WHAT TO PRODUCE:
From the first line of the data down to and including the line with "import seaborn as sns", copy everything exactly, leaving out pictures.

Records with drawing code
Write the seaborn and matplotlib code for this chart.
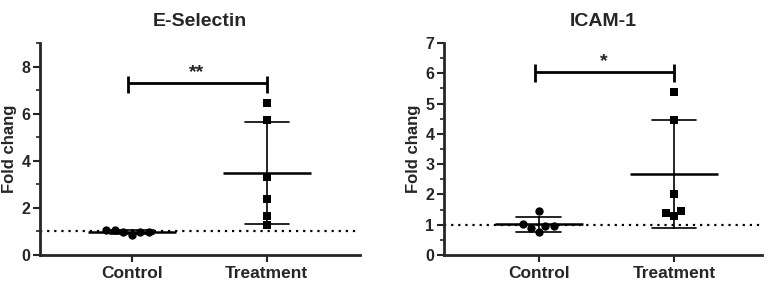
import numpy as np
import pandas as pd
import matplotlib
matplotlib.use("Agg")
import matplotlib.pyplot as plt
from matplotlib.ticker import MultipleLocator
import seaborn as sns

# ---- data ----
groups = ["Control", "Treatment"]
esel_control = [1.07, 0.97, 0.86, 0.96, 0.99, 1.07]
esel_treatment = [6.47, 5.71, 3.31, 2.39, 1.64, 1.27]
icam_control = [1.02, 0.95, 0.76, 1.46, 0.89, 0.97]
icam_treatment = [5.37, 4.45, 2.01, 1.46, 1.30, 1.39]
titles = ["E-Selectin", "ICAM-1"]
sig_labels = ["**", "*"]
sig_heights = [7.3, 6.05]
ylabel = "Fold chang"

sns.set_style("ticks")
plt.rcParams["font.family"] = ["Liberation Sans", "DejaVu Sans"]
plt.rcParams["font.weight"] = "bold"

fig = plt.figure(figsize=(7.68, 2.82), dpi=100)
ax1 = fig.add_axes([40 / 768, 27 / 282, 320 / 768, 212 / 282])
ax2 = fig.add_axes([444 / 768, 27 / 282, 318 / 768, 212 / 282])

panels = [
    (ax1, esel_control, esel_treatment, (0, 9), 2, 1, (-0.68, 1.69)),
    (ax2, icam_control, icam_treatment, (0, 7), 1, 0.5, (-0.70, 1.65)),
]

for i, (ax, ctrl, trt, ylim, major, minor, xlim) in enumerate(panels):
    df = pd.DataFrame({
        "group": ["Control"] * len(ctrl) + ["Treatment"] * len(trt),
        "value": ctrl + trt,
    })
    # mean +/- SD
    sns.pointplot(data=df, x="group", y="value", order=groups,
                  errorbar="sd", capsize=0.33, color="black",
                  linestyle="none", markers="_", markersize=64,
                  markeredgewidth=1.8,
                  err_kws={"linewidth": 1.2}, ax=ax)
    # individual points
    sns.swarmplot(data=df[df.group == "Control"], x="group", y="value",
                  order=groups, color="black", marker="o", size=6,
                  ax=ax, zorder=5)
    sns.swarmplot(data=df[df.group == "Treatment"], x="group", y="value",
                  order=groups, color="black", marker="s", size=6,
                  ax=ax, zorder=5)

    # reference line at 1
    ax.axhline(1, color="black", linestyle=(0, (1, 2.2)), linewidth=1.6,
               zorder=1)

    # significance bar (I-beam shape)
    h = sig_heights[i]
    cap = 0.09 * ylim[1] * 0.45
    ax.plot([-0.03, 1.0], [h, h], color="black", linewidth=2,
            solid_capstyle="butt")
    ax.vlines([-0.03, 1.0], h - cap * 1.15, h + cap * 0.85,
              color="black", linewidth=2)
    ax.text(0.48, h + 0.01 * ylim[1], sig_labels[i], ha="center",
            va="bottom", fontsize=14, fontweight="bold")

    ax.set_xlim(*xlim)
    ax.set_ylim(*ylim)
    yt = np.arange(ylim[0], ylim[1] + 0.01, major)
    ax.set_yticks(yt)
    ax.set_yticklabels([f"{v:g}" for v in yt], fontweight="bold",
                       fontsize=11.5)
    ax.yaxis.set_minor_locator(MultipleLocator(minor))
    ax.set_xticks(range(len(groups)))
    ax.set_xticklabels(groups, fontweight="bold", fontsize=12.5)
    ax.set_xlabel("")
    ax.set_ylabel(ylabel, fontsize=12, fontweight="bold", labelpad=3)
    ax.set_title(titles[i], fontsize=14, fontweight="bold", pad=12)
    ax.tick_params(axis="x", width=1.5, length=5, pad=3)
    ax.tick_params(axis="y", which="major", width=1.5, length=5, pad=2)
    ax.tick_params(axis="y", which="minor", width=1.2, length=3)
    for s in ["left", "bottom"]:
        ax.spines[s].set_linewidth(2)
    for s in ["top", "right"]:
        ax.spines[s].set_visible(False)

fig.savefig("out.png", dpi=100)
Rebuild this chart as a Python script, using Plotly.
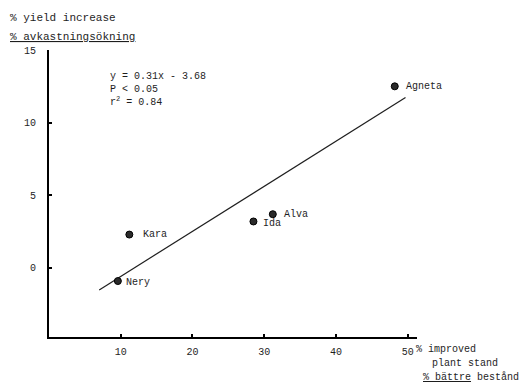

WORKED ANSWER:
Write the seaborn and matplotlib code for this chart.
import numpy as np
import pandas as pd
import matplotlib
matplotlib.use("Agg")
import matplotlib.pyplot as plt
from matplotlib.ticker import MultipleLocator
import seaborn as sns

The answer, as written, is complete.